A calculator is different because it is not probabilistic; it executes a fixed procedure. One of these models, when doing math, is more like a learned probabilistic system that understands enough structure around mathematics that some of its high probability trajectories seem like genuine reasoning.
The difference is that when a human reasoner goes to solve a problem, they'll think "this kind of proof usually goes this way" - following an explicit rule enforcement. The model may produce the same output, and may even appear to approach it the same way, but the mechanism is a probabilistic pattern selection rather than explicit rule enforcement.

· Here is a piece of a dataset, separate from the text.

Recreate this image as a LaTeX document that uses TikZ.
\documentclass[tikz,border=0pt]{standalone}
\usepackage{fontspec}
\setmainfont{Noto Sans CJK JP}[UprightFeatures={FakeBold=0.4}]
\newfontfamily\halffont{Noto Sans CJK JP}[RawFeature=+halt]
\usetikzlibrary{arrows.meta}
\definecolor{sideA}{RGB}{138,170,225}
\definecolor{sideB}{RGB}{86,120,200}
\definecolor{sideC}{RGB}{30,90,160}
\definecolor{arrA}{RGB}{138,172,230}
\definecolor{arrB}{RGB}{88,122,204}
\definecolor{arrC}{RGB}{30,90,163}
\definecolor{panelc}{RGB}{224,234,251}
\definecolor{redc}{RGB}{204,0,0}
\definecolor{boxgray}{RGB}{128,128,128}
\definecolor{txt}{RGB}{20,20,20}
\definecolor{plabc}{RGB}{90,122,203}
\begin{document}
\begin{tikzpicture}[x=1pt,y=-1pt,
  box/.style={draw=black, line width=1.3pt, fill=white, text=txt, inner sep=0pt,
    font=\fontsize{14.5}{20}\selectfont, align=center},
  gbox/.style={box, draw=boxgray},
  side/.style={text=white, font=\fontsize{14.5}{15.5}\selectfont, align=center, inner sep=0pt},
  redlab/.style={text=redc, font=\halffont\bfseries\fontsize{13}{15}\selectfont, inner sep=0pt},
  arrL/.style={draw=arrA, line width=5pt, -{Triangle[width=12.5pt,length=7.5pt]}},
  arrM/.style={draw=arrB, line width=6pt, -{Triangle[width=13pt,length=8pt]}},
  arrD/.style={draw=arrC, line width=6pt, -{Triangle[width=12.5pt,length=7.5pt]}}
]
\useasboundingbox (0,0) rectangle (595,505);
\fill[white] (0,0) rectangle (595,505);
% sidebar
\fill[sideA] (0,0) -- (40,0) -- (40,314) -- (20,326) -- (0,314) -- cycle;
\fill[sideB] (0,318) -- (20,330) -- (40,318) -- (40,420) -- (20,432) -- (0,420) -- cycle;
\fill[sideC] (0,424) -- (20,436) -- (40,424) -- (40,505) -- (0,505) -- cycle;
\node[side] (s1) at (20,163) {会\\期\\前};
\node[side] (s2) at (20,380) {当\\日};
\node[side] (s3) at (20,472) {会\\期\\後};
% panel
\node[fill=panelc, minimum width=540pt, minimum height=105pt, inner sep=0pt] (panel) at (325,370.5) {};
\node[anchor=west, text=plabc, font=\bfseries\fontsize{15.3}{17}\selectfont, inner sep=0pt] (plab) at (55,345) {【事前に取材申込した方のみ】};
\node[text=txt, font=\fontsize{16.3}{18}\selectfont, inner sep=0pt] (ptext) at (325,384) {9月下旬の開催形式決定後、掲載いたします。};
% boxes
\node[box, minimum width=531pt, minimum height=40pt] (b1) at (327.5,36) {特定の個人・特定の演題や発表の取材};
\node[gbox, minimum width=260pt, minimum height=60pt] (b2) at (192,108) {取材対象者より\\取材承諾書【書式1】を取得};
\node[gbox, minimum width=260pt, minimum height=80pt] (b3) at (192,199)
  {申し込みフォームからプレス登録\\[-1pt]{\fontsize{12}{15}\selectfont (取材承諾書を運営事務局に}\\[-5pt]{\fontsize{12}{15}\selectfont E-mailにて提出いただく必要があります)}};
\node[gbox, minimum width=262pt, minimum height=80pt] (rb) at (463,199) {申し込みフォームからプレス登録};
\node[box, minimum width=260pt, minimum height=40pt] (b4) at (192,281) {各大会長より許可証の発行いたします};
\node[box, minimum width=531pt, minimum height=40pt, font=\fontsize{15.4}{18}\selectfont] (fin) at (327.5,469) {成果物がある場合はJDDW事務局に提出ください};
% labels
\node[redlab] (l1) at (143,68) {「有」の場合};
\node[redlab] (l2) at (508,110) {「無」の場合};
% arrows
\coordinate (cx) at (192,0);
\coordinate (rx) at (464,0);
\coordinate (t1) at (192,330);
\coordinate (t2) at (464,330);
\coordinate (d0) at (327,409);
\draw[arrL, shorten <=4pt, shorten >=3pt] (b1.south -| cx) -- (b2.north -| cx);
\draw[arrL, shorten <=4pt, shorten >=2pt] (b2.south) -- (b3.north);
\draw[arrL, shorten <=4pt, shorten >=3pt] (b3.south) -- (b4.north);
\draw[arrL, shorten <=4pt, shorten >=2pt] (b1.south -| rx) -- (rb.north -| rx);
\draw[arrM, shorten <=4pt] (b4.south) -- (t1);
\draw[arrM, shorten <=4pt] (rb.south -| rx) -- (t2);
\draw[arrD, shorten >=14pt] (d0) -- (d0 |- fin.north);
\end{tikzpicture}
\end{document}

You talk as if problem solving is a supervised (imitation) learning problem. No, it is a reinforcement learning problem, models learn by solving problems and getting rated. They generate their own training data. Optimal budget allocation is 1/3 cost pre-training, 1/3 for RL, and 1/3 on inference.
> The difference is that when a human reasoner goes to solve a problem, they'll think "this kind of proof usually goes this way" - following an explicit rule enforcement.
How is this different from "probabilistic pattern selection"?
Because... it's just different, that's all! OK?
I don’t think there’s any evidence that “human reasoning” isn’t also based on probabilistic pattern selection.
[flagged]
You should leave this site. Comments like this are not good for this site. You should go somewhere else.